Inauguré à la fin de l’année 2001, Factory fait partie du complexe commercial Mkalles 2001. Les propriétaires, dont les familles Mahfoud et Laham, misent beaucoup sur la réussite de Factory pour relancer Mkalles 2001 qui avait du mal à trouver sa place au soleil, malgré la présence de 6 salles Empire, d’un hypermarché Bou Khalil de 4 000 m2 et d’un parking de 600 places. Les 4 étages du Factory regroupent une cinquantaine de stands répartis sur 9 000 m2 de surface de vente. Les concessions reposent sur un loyer et un pourcentage des ventes qui est fixé à 20 %.
En même temps, au début de l’an 2002, Verdun 732 Galleria d’une superficie de 1 000 m2 a ouvert ses portes. Mais elle peine à démarrer. Aujourd’hui, seulement 9 stands sont occupés.

Irruption des populaires

Encore un concept qui a connu un développement rapide à partir des années 1990. La stratégie grands magasins populaires est simple. Elle consiste à se procurer par différents intermédiaires des fins de série et des stocks qu’ils négocient à bas prix, généralement en Chine ou dans les pays du Sud-Est asiatique. Ensuite, chaque enseigne joue avec ses marges pour rendre le produit accessible aux clients.
Le marché est dominé par trois enseignes : Akil, Big Sale et Eldorado. L’un des premiers à se lancer dans ce concept fut la société Akil Bros à partir de 1986. Le succès fut au rendez-vous. En 1992, Akil Bros va oser s’implanter à Kaslik, au beau milieu des enseignes haut de gamme.
Par la suite, une autre enseigne, Big Sale, s’est lancée sur le marché. Dernièrement, Big Sale a ouvert rue Abdel Aziz à Hamra et un magasin de 2 200 m2 à Furn el-Chebback dans l’ancien cinéma Scala.
L’établissement Eldorado Shopping Center a également frappé un grand coup en s’implantant dans l’ancien cinéma de même nom à la rue Hamra. Ce grand magasin populaire, qui connaît un grand succès, a une superficie de 6 000 m2 et propose un très large panel de produits (habillements, articles de la maison, jouets, etc.). Ce boom doit être indéniablement relié à la conjoncture économique locale défavorable qui entraîne un appauvrissement d’une grande partie de la population.

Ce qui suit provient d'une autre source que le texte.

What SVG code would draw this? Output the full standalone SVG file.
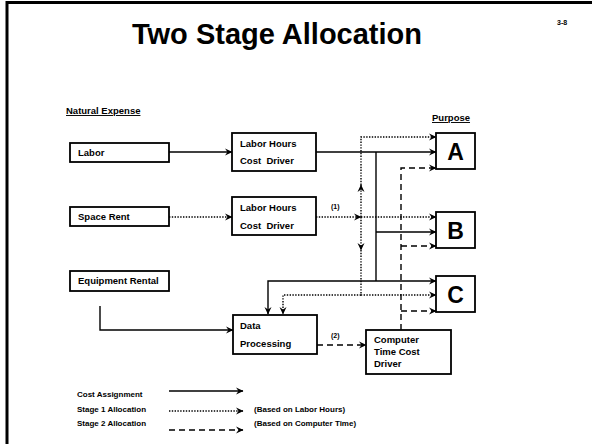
<svg xmlns="http://www.w3.org/2000/svg" width="592" height="444" viewBox="0 0 592 444">
<style>
text{font-family:"Liberation Sans",Arial,sans-serif;font-weight:bold;fill:#000}
.box{fill:#fff;stroke:#000;stroke-width:1.8}
.t{font-size:9.5px}
.s{font-size:8px}
.big{font-size:23px}
.ln{fill:none;stroke:#000;stroke-width:1.4}
.dot{stroke-dasharray:1.4 1.4}
.dash{stroke-dasharray:6 4}
</style>
<defs>
<marker id="ah" markerWidth="8" markerHeight="8" refX="7" refY="4" orient="auto" markerUnits="userSpaceOnUse">
<path d="M0,0.5 L7.5,4 L0,7.5 L2.5,4 z" fill="#000"/>
</marker>
</defs>
<rect width="592" height="444" fill="#fff"/>
<path d="M7,444 V2.5 H592" fill="none" stroke="#000" stroke-width="3"/>
<text x="277" y="44" font-size="29" text-anchor="middle">Two Stage Allocation</text>
<text x="557" y="25" font-size="7">3-8</text>
<text x="66" y="114" class="t" text-decoration="underline">Natural Expense</text>
<text x="432" y="121" class="t" text-decoration="underline">Purpose</text>

<g id="connectors">
<path class="ln" d="M169,152 H232" marker-end="url(#ah)"/>
<path class="ln" d="M316,152 H436" marker-end="url(#ah)"/>
<path class="ln" d="M376,152 V281"/>
<path class="ln" d="M376,232 H436" marker-end="url(#ah)"/>
<path class="ln" d="M376,281 H436" marker-end="url(#ah)"/>
<path class="ln" d="M376,281 H268 V314" marker-end="url(#ah)"/>
<path class="ln" d="M100,306 V330 H233" marker-end="url(#ah)"/>
<path class="ln dot" d="M169,217 H232" marker-end="url(#ah)"/>
<path class="ln dot" d="M316,217 H361" marker-end="url(#ah)"/>
<path class="ln dot" d="M361,217 H436" marker-end="url(#ah)"/>
<path class="ln dot" d="M361,217 V185" marker-end="url(#ah)"/>
<path class="ln dot" d="M361,185 V137 H436" marker-end="url(#ah)"/>
<path class="ln dot" d="M361,217 V250" marker-end="url(#ah)"/>
<path class="ln dot" d="M361,250 V295 H436" marker-end="url(#ah)"/>
<path class="ln dot" d="M361,295 H283 V314" marker-end="url(#ah)"/>
<path class="ln dash" d="M317,345 H366" marker-end="url(#ah)"/>
<path class="ln dash" d="M401,330 V168 H436" marker-end="url(#ah)"/>
<path class="ln dash" d="M401,246 H436" marker-end="url(#ah)"/>
<path class="ln dash" d="M401,311 H436" marker-end="url(#ah)"/>
<text x="331" y="209" font-size="7">(1)</text>
<text x="331" y="338" font-size="7">(2)</text>
</g>

<g id="labor"><rect class="box" x="70" y="143" width="99" height="19"/><text class="t" x="78" y="156">Labor</text></g>
<g id="space-rent"><rect class="box" x="70" y="207" width="99" height="19"/><text class="t" x="78" y="220">Space Rent</text></g>
<g id="equipment-rental"><rect class="box" x="70" y="271" width="99" height="20"/><text class="t" x="78" y="284">Equipment Rental</text></g>
<g id="lh1"><rect class="box" x="232" y="133" width="84" height="38"/><text class="t" x="240" y="147">Labor Hours</text><text class="t" x="240" y="164" xml:space="preserve">Cost  Driver</text></g>
<g id="lh2"><rect class="box" x="232" y="197" width="84" height="38"/><text class="t" x="240" y="211">Labor Hours</text><text class="t" x="240" y="229" xml:space="preserve">Cost  Driver</text></g>
<g id="data-processing"><rect class="box" x="233" y="315" width="84" height="39"/><text class="t" x="240" y="329">Data</text><text class="t" x="240" y="347">Processing</text></g>
<g id="computer-time"><rect class="box" x="366" y="330" width="85" height="44"/><text class="t" x="374" y="343">Computer</text><text class="t" x="374" y="355">Time Cost</text><text class="t" x="374" y="367">Driver</text></g>
<g id="A"><rect class="box" x="436" y="133" width="39" height="36"/><text class="big" x="455.5" y="159.5" text-anchor="middle">A</text></g>
<g id="B"><rect class="box" x="436" y="212" width="39" height="36"/><text class="big" x="455.5" y="238.5" text-anchor="middle">B</text></g>
<g id="C"><rect class="box" x="436" y="276" width="39" height="36"/><text class="big" x="455.5" y="302.5" text-anchor="middle">C</text></g>

<g id="legend">
<text class="s" x="77" y="397">Cost Assignment</text>
<text class="s" x="77" y="412">Stage 1 Allocation</text>
<text class="s" x="77" y="426">Stage 2 Allocation</text>
<path class="ln" d="M169,391 H243" marker-end="url(#ah)"/>
<path class="ln dot" d="M169,411 H243" marker-end="url(#ah)"/>
<path class="ln dash" d="M169,430 H243" marker-end="url(#ah)"/>
<text class="s" x="254" y="412">(Based on Labor Hours)</text>
<text class="s" x="254" y="426">(Based on Computer Time)</text>
</g>
</svg>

À l’avenir, le concept des grandes surfaces va encore se développer. Avec pour cibles toutes les tranches de clientèle et les gammes de prix. Rien que pour l’année en cours, 4 nouvelles enseignes devraient apparaître : Taj Tower (1 000 m2 à Hamra), Mövenpick (1 500 m2 de galerie marchande, dont 300 m2 de “grand” magasin ), JM Plaza (800 m2 à Verdun) et Co-op (4 000 m2 de produits non alimentaires à Khaldé).
«Souvent, les propriétaires ont un vaste local et ils ne savent pas quoi en faire. Ils pensent que le concept des concessions sera la meilleure solution pour rentabiliser leur investissement. Malheureusement, il n’y a pas assez de professionnalisme dans ce milieu. Dans les années à venir, il y aura une multitude d’échecs», déplore Salti. Ainsi, la logique immobilière tend à prendre le dessus sur des stratégies purement commerciales. À ce jeu dangereux, certains risquent d’avoir de mauvaises surprises.